In the late 19th century there was a progressive shift in the role of women in society. The unanimous reaction from men and especially male artists of this time, was fear of what women could be capable of. Some artists turned their fantasies into powerful goddesses while others turned women into sinful monsters not from this world. Regardless, everything and everyone these women touched was ruined or killed. Death by poisoning, beheading, witchcraft and more! The art about femme fatales were visual conspiracy theories, becoming a new aged form of mythology.
The archetype of the femme fatale was global but the same basic narrative was the same throughout. A woman’s beauty had the ability to seduce men and ruin their lives. The “New Woman” of society was described as powerful, independent, sexually free which translated to dangerous, sinful and a problem to the minds of men. It was believed that the “New Woman” was a more modern reincarnation of Eve and it was assumed that women of the time were even bigger monsters.

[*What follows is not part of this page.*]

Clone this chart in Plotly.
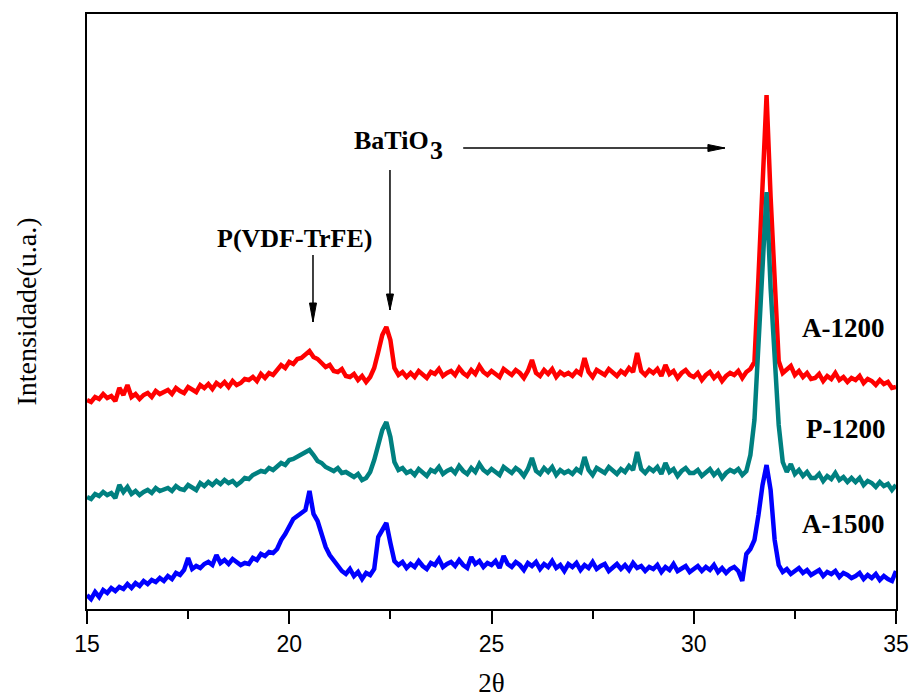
import numpy as np
import plotly.graph_objects as go

# 2-theta sampling grid (degrees), 0.1 deg steps from 15 to 35
two_theta = np.round(np.arange(15.0, 35.0001, 0.1), 1)

# Intensities (a.u.)
a1200 = [
    209, 207, 212, 210, 215, 211, 213, 208, 221, 214,
    224, 212, 215, 210, 214, 216, 212, 218, 215, 217,
    219, 215, 221, 218, 216, 222, 220, 217, 224, 221,
    225, 220, 226, 223, 227, 222, 228, 224, 226, 230,
    229, 232, 228, 235, 231, 236, 234, 239, 244, 241,
    247, 245, 250, 251, 255, 258, 252, 250, 246, 242,
    244, 238, 237, 240, 233, 232, 235, 229, 233, 227,
    232, 241, 257, 274, 282, 269, 241, 234, 237, 232,
    236, 232, 238, 234, 231, 237, 235, 240, 233, 236,
    238, 234, 241, 236, 233, 239, 235, 243, 237, 234,
    238, 235, 232, 240, 237, 234, 239, 236, 231, 238,
    249, 236, 233, 239, 235, 240, 232, 237, 234, 236,
    233, 238, 235, 251, 237, 232, 239, 236, 234, 240,
    236, 233, 238, 235, 241, 237, 256, 238, 234, 239,
    236, 240, 233, 244, 235, 238, 231, 236, 239, 234,
    232, 236, 229, 234, 237, 231, 235, 228, 233, 236,
    234, 238, 231, 237, 240, 247, 332, 424, 514, 412,
    330, 248, 236, 239, 243, 234, 238, 232, 236, 230,
    231, 235, 228, 233, 230, 236, 229, 232, 227, 231,
    229, 233, 226, 230, 228, 224, 229, 225, 227, 221,
    222,
]

p1200 = [
    112, 110, 115, 113, 117, 114, 116, 111, 124, 117,
    122, 115, 118, 114, 117, 119, 116, 121, 118, 120,
    121, 118, 123, 120, 119, 124, 122, 119, 126, 123,
    127, 124, 128, 125, 129, 126, 128, 124, 127, 131,
    130, 134, 136, 138, 137, 141, 139, 143, 146, 144,
    149, 150, 152, 155, 157, 159, 154, 148, 146, 142,
    140, 138, 141, 136, 137, 134, 132, 135, 129, 131,
    137, 149, 164, 179, 187, 172, 147, 139, 141, 136,
    138, 134, 140, 136, 133, 139, 137, 142, 135, 138,
    140, 136, 143, 138, 135, 141, 137, 145, 139, 136,
    140, 137, 134, 142, 139, 136, 141, 138, 133, 140,
    151, 138, 135, 141, 137, 142, 134, 139, 136, 138,
    135, 140, 137, 152, 139, 134, 141, 138, 136, 142,
    138, 135, 140, 137, 143, 139, 157, 140, 136, 141,
    138, 142, 135, 146, 137, 140, 133, 138, 141, 136,
    136, 139, 133, 137, 140, 134, 138, 131, 136, 139,
    137, 140, 134, 138, 154, 189, 259, 328, 417, 321,
    251, 184, 147, 137, 145, 135, 139, 133, 137, 131,
    131, 135, 128, 133, 130, 136, 129, 132, 127, 131,
    127, 131, 124, 128, 126, 122, 127, 123, 125, 119,
    124,
]

a1500 = [
    14, 10, 17, 12, 19, 16, 21, 18, 22, 20,
    25, 21, 26, 23, 28, 25, 29, 27, 31, 28,
    33, 30, 36, 34, 39, 51, 40, 43, 41, 45,
    47, 44, 54, 46, 49, 45, 50, 47, 44, 46,
    45, 51, 49, 55, 53, 57, 56, 60, 69, 75,
    82, 90, 93, 96, 99, 118, 95, 88, 73, 62,
    54, 48, 42, 38, 35, 40, 33, 37, 30, 36,
    34, 40, 72, 80, 86, 66, 48, 44, 47, 41,
    45, 42, 48, 43, 40, 46, 44, 50, 42, 45,
    47, 43, 49, 44, 41, 52, 45, 48, 42, 46,
    44, 48, 41, 53, 45, 42, 47, 44, 39, 46,
    43, 47, 40, 45, 42, 48, 41, 44, 38, 45,
    42, 46, 39, 44, 41, 47, 40, 43, 45, 38,
    42, 45, 40, 44, 39, 46, 41, 43, 38, 42,
    40, 44, 37, 42, 39, 45, 38, 41, 43, 37,
    40, 43, 38, 42, 39, 44, 37, 41, 36, 40,
    42, 38, 28, 55, 60, 69, 94, 124, 144, 119,
    69, 44, 37, 40, 35, 38, 41, 36, 39, 34,
    36, 39, 33, 37, 35, 38, 32, 36, 34, 31,
    33, 36, 30, 34, 31, 35, 29, 33, 30, 28,
    38,
]

series_names = ["A-1200", "P-1200", "A-1500"]
series_colors = ["#FF0000", "#008080", "#0000FF"]
x_ticks = [15, 20, 25, 30, 35]

SERIF = "Liberation Serif, Times New Roman, serif"
SANS = "Liberation Sans, Arial, sans-serif"

fig = go.Figure()
for name, ys, col in zip(series_names, [a1200, p1200, a1500], series_colors):
    fig.add_trace(go.Scatter(x=two_theta, y=ys, mode="lines", name=name,
                             line=dict(color=col, width=4.5), showlegend=False))

# sample labels
label_y = [281, 180, 85]
for name, yy in zip(series_names, label_y):
    fig.add_annotation(x=34.78, y=yy, xref="x", yref="y", text="<b>%s</b>" % name,
                       showarrow=False, xanchor="right", yanchor="middle",
                       font=dict(family=SERIF, size=27, color="black"))

fig.add_annotation(x=20.14, y=371, xref="x", yref="y", text="<b>P(VDF-TrFE)</b>",
                   showarrow=False, xanchor="center", yanchor="middle",
                   font=dict(family=SERIF, size=26, color="black"))
fig.add_annotation(x=21.55, y=469, xref="x", yref="y", text="<b>BaTiO</b>",
                   showarrow=False, xanchor="left", yanchor="middle",
                   font=dict(family=SERIF, size=26, color="black"))
fig.add_annotation(x=23.43, y=459, xref="x", yref="y", text="<b>3</b>",
                   showarrow=False, xanchor="left", yanchor="middle",
                   font=dict(family=SERIF, size=26, color="black"))

# arrows (line + filled head)
def arrow(x0, y0, x1, y1, head_base_x, head_base_y, half_w_x, half_w_y):
    fig.add_shape(type="line", x0=x0, y0=y0, x1=x1, y1=y1, xref="x", yref="y",
                  line=dict(color="black", width=1.5))
    path = "M %f,%f L %f,%f L %f,%f Z" % (x1, y1, head_base_x - half_w_x, head_base_y - half_w_y,
                                          head_base_x + half_w_x, head_base_y + half_w_y)
    fig.add_shape(type="path", path=path, xref="x", yref="y",
                  fillcolor="black", line=dict(color="black", width=1))

px = 40.45  # pixels per degree
arrow(20.587, 354, 20.587, 287, 20.587, 306, 3.5 / px, 0)
arrow(22.49, 439, 22.49, 299, 22.49, 315, 3.5 / px, 0)
arrow(24.30, 461, 30.77, 461, 30.35, 461, 0, 3.5)

fig.update_layout(
    width=911, height=698,
    margin=dict(l=87, r=15, t=14, b=89),
    paper_bgcolor="white", plot_bgcolor="white",
    xaxis=dict(range=[15, 35], tickvals=x_ticks, ticktext=[str(t) for t in x_ticks],
               ticks="outside", ticklen=13, tickwidth=2, tickcolor="black",
               minor=dict(dtick=2.5, tick0=15, ticks="outside", ticklen=8, tickwidth=2, tickcolor="black"),
               showline=True, linecolor="black", linewidth=2, mirror=True,
               showgrid=False, zeroline=False, automargin=False,
               ticklabeloverflow="allow",
               tickfont=dict(family=SANS, size=23, color="black"),
               title=dict(text="2θ", font=dict(family=SERIF, size=27, color="black"), standoff=24)),
    yaxis=dict(range=[0, 595], showticklabels=False, ticks="",
               showline=True, linecolor="black", linewidth=2, mirror=True,
               showgrid=False, zeroline=False, automargin=False,
               title=dict(text="Intensidade(u.a.)", font=dict(family=SERIF, size=28, color="black"),
                          standoff=40)),
)

# remove the default 8px page margin so the figure fills the window exactly
fig.write_html("out.html", config={"displayModeBar": False},
               post_script="document.body.style.margin='0px';")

While the art of this time was called “fin de siecle” meaning end of the century, could it be that male artists of time thought it was the end of patriarchal society as they knew it? Any woman could be transformed into a femme fatale but some muses were repeated across multiple artists. Death seen as being a woman was a common line of thinking. In a similar way the devil as well would be personified to be shockingly feminine. Other popular women were Circe, Lady Lilith (believed to be Adam’s first wife before Eve but equally as monstrous), the Madonna/Virgin Mary, and Salome.
The story around Salome was that she had seduced a king who promised her anything and all she asked for was a head on a platter. The king in question was King Herod and the man’s head she requested was John the Baptist. Countless Renaissance painters have portrayed the act of Salome receiving the head of the platter such as in the works of Giampietrino or Caravaggio.